India’s rising tide of Hindu nationalism is an affront to the legacy of Mahatma Gandhi, his great-grandson says, ahead of the 75th anniversary of the revered independence hero’s assassination.
Gandhi was shot dead at a multi-faith prayer meeting on January 30, 1948, by Nathuram Godse, a religious zealot angered by his victim’s conciliatory gestures to the country’s minority Muslim community.
Godse was executed the following year and remains widely reviled, but author and social activist Tushar Gandhi, one of the global peace symbol’s most prominent descendants, says his views now have a worrying resonance in India.
“That whole philosophy has now captured India and Indian hearts, the ideology of hate, the ideology of polarisation, the ideology of divisions,” he told AFP at his Mumbai home.
“For them, it’s very natural that Godse would be their iconic patriot, their idol.”
Tushar, 63, attributes this tectonic shift to the rise of Prime Minister Narendra Modi and his Hindu nationalist Bharatiya Janata Party (BJP).
Modi took office in 2014 and Tushar says his government is to blame for undermining the secular and multicultural traditions that his namesake sought to protect.
“His success has been built on hate, we must accept that,” Tushar added.
“There is no denying that in his heart, he also knows what he is doing is lighting a fire that will one day consume India itself.”
Today, Gandhi’s assassin is revered by many Hindu nationalists who have pushed for a re-evaluation of his decision to murder a man synonymous with non-violence.
A temple dedicated to Godse was built near New Delhi in 2015, the year after Modi’s election, and activists have campaigned to honour him by renaming an Indian city after him.
Godse was a member of the Rashtriya Swayamsevak Sangh (RSS), a still-prominent Hindu far-right group whose members conduct paramilitary drills and prayer meetings.
The RSS has long distanced itself from Godse’s actions but remains a potent force, founding Modi’s party decades ago to battle for Hindu causes in the political realm.
Modi has regularly paid respect to Gandhi’s legacy but has refrained from weighing in on the campaign to rehabilitate his killer.
Tushar remains a fierce protector of his world-famous ancestor’s legacy of “honesty, equality, unity and inclusiveness”.
He has written two books about Gandhi and his wife Kasturba, regularly talks at public events about the importance of democracy and has filed legal motions in India’s top court as part of efforts to defend the country’s secular constitution.
His Mumbai abode, a post-independence flat in a quiet neighbourhood compound, is dotted with portraits and small statues of his famous relative along with a miniature spinning wheel — a reference to Gandhi’s credo of self-reliance.

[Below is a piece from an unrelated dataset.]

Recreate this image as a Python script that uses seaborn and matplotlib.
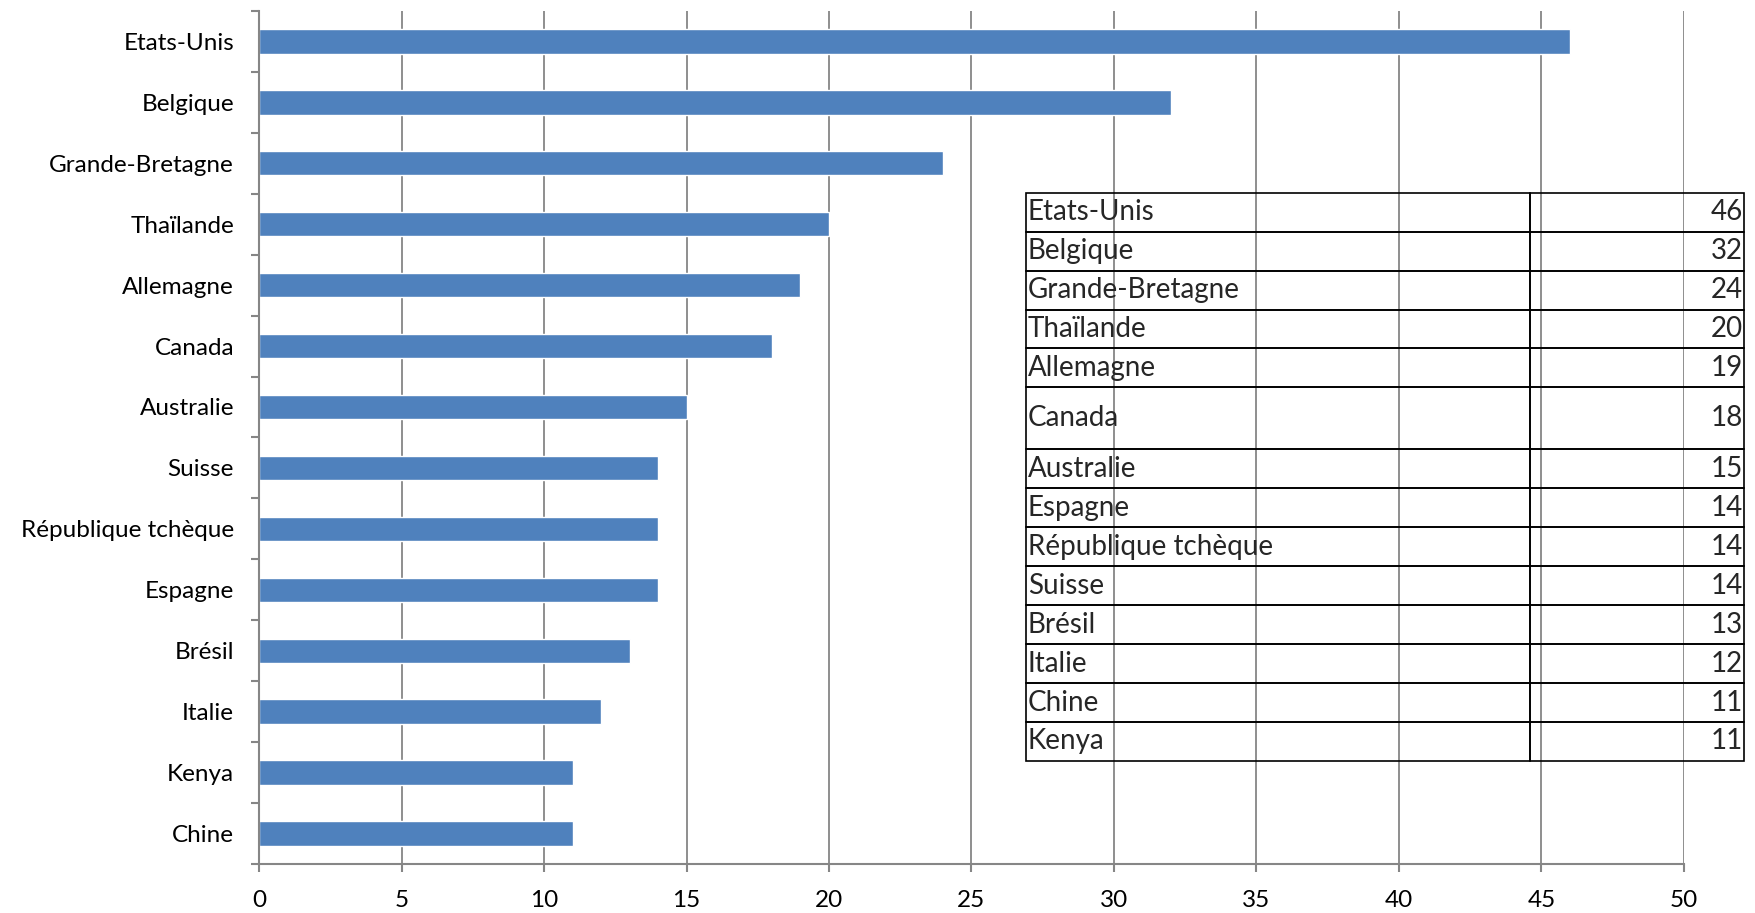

Tushar is anxious but resigned to the prospect of Modi winning another term in next year’s elections, an outcome widely seen as an inevitability given the weakness of his potential challengers.
“The poison is so deep, and they’re so successful, that I don’t see my ideology triumphing over in India for a long time now,” he says.
“But it fills me with determination to keep fighting.”